È la fine che in Italia ha fatto il termine boomer che da circa 10 anni definiva i nati nel baby boom demografico del dopoguerra. Ma in seguito il termine aveva assunto il compito di rappresentare una nuova generazione di anziani che avrebbe (ma per noi Donne In è ancora così) contribuito a smontare qualcuno degli stereotipi legati agli anziani e soprattutto alle anziane.               E questo perché i boomer sono i primi con alta scolarizzazione, i boomer hanno vissuto stagioni di emancipazione e liberazione, i boomer sono quelli che hanno vissuto grosse rivoluzioni sociali e culturali e se le trascinano anche nella vecchiaia che appunto vogliono vivere e immaginare in modo diverso.

Non ci eravamo innamorate del termine  “boomer”, preso in prestito dalla rapidità creativa degli USA, ma era l’unico per il momento, che racchiudeva molti concetti identitari della nostra generazione e  quindi per una volta ancora ci siamo negativamente stupite, quando abbiamo letto che l’Accademia della Crusca, definisce oggi il termine boomer “Appellativo ironico e spregiativo, attribuito a persona che mostri atteggiamenti o modi di pensare ritenuti ormai superati dalle nuove generazioni, per estensione a partire dal significato proprio che indica una persona nata negli anni del cosiddetto “baby boom”, e cioè nel periodo di forte incremento demografico che ha interessato diversi paesi occidentali al termine del secondo conflitto mondiale, tra il 1946 e il 1964”

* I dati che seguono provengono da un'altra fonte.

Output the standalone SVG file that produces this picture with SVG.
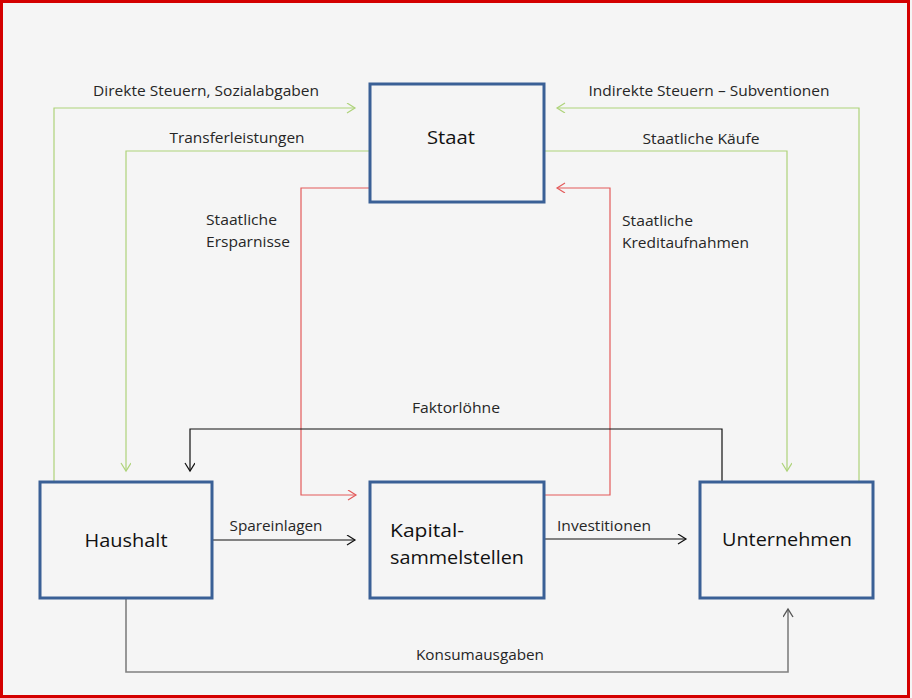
<svg xmlns="http://www.w3.org/2000/svg" width="912" height="698" viewBox="0 0 912 698">
<style>
.node rect{fill:#f5f5f5;stroke:#3a6096;stroke-width:3}
.node text{font-family:"Open Sans","Liberation Sans",sans-serif;font-size:19px;fill:#111}
.lbl{font-family:"Open Sans","Liberation Sans",sans-serif;font-size:14px;fill:#262626}
.c{fill:none;stroke-width:1.2}
.g{stroke:#aed37a}
.r{stroke:#e35b5b}
.k{stroke:#111}
.gr{stroke:#808080;stroke-width:1.6}
</style>
<defs>
<marker id="ag" markerWidth="12" markerHeight="12" refX="9" refY="5" orient="auto" markerUnits="userSpaceOnUse"><path d="M1,0 L9,5 L1,10" fill="none" stroke="#aed37a" stroke-width="1.2"/></marker>
<marker id="ar" markerWidth="12" markerHeight="12" refX="9" refY="5" orient="auto" markerUnits="userSpaceOnUse"><path d="M1,0 L9,5 L1,10" fill="none" stroke="#e35b5b" stroke-width="1.2"/></marker>
<marker id="ak" markerWidth="12" markerHeight="12" refX="9" refY="5" orient="auto" markerUnits="userSpaceOnUse"><path d="M1,0 L9,5 L1,10" fill="none" stroke="#111" stroke-width="1.2"/></marker>
<marker id="agr" markerWidth="12" markerHeight="12" refX="9" refY="5" orient="auto" markerUnits="userSpaceOnUse"><path d="M1,0 L9,5 L1,10" fill="none" stroke="#555" stroke-width="1.4"/></marker>
</defs>
<rect x="0" y="0" width="912" height="698" fill="#f5f5f5"/>
<rect x="1.5" y="1.5" width="907" height="695" fill="none" stroke="#d40000" stroke-width="3"/>

<g id="connectors">
<path class="c g" d="M54,482 V108 H355" marker-end="url(#ag)"/>
<path class="c g" d="M370,151 H126 V471" marker-end="url(#ag)"/>
<path class="c g" d="M859,482 V108 H557" marker-end="url(#ag)"/>
<path class="c g" d="M544,151 H787 V471" marker-end="url(#ag)"/>
<path class="c r" d="M370,188 H301 V495 H356" marker-end="url(#ar)"/>
<path class="c r" d="M544,495 H610 V188 H557" marker-end="url(#ar)"/>
<path class="c k" d="M722,482 V429 H190 V471" marker-end="url(#ak)"/>
<path class="c k" d="M212,540 H355" marker-end="url(#ak)"/>
<path class="c k" d="M544,539 H686" marker-end="url(#ak)"/>
<path class="c gr" d="M126,598 V672 H788 V609" marker-end="url(#agr)"/>
<text class="lbl" x="206" y="96" text-anchor="middle" textLength="226" lengthAdjust="spacingAndGlyphs">Direkte Steuern, Sozialabgaben</text>
<text class="lbl" x="237" y="143" text-anchor="middle" textLength="135" lengthAdjust="spacingAndGlyphs">Transferleistungen</text>
<text class="lbl" x="709" y="96" text-anchor="middle" textLength="241" lengthAdjust="spacingAndGlyphs">Indirekte Steuern – Subventionen</text>
<text class="lbl" x="701" y="144" text-anchor="middle" textLength="117" lengthAdjust="spacingAndGlyphs">Staatliche Käufe</text>
<text class="lbl" x="206" y="225" textLength="71" lengthAdjust="spacingAndGlyphs">Staatliche</text>
<text class="lbl" x="206" y="247" textLength="84" lengthAdjust="spacingAndGlyphs">Ersparnisse</text>
<text class="lbl" x="622" y="226" textLength="71" lengthAdjust="spacingAndGlyphs">Staatliche</text>
<text class="lbl" x="622" y="248" textLength="127" lengthAdjust="spacingAndGlyphs">Kreditaufnahmen</text>
<text class="lbl" x="456" y="413" text-anchor="middle" textLength="88" lengthAdjust="spacingAndGlyphs">Faktorlöhne</text>
<text class="lbl" x="276" y="531" text-anchor="middle" textLength="93" lengthAdjust="spacingAndGlyphs">Spareinlagen</text>
<text class="lbl" x="604" y="531" text-anchor="middle" textLength="94" lengthAdjust="spacingAndGlyphs">Investitionen</text>
<text class="lbl" x="480" y="660" text-anchor="middle" textLength="128" lengthAdjust="spacingAndGlyphs">Konsumausgaben</text>
</g>

<g id="staat" class="node">
<rect x="370" y="84" width="174" height="118"/>
<text x="451" y="144" text-anchor="middle" textLength="48" lengthAdjust="spacingAndGlyphs">Staat</text>
</g>
<g id="haushalt" class="node">
<rect x="40" y="482" width="172" height="116"/>
<text x="126" y="547" text-anchor="middle" textLength="83" lengthAdjust="spacingAndGlyphs">Haushalt</text>
</g>
<g id="kapital" class="node">
<rect x="370" y="482" width="174" height="116"/>
<text x="390" y="537" textLength="74" lengthAdjust="spacingAndGlyphs">Kapital-</text>
<text x="390" y="564" textLength="134" lengthAdjust="spacingAndGlyphs">sammelstellen</text>
</g>
<g id="unternehmen" class="node">
<rect x="700" y="482" width="173" height="116"/>
<text x="787" y="546" text-anchor="middle" textLength="130" lengthAdjust="spacingAndGlyphs">Unternehmen</text>
</g>
</svg>
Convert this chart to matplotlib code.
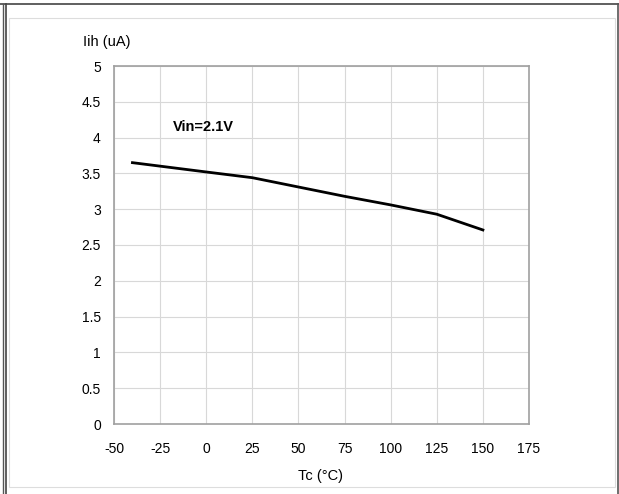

L’accademia, dal 1582 incarica i suoi 20 membri, di cui almeno 5 fiorentini, di separare il “fior di farina” (cioè la buona lingua, identificata con il fiorentino del Trecento), dalla “crusca” (e forse è per ragioni campanilistiche che nel 2016 avevano sdoganato il termine “petaloso” usato dal politico fiorentino Renzi) e quindi non sappiamo se nell’Italia di oggi qualcuno li prende ancora sul serio, ma di certo è ancora una volta deludente e irritante, notare  che per attribuire un valore si parta dal giudizio espresso da una parte della popolazione, in questo caso i giovani, riproponendo  ancora una volta  una supposta conflittualità generazionale.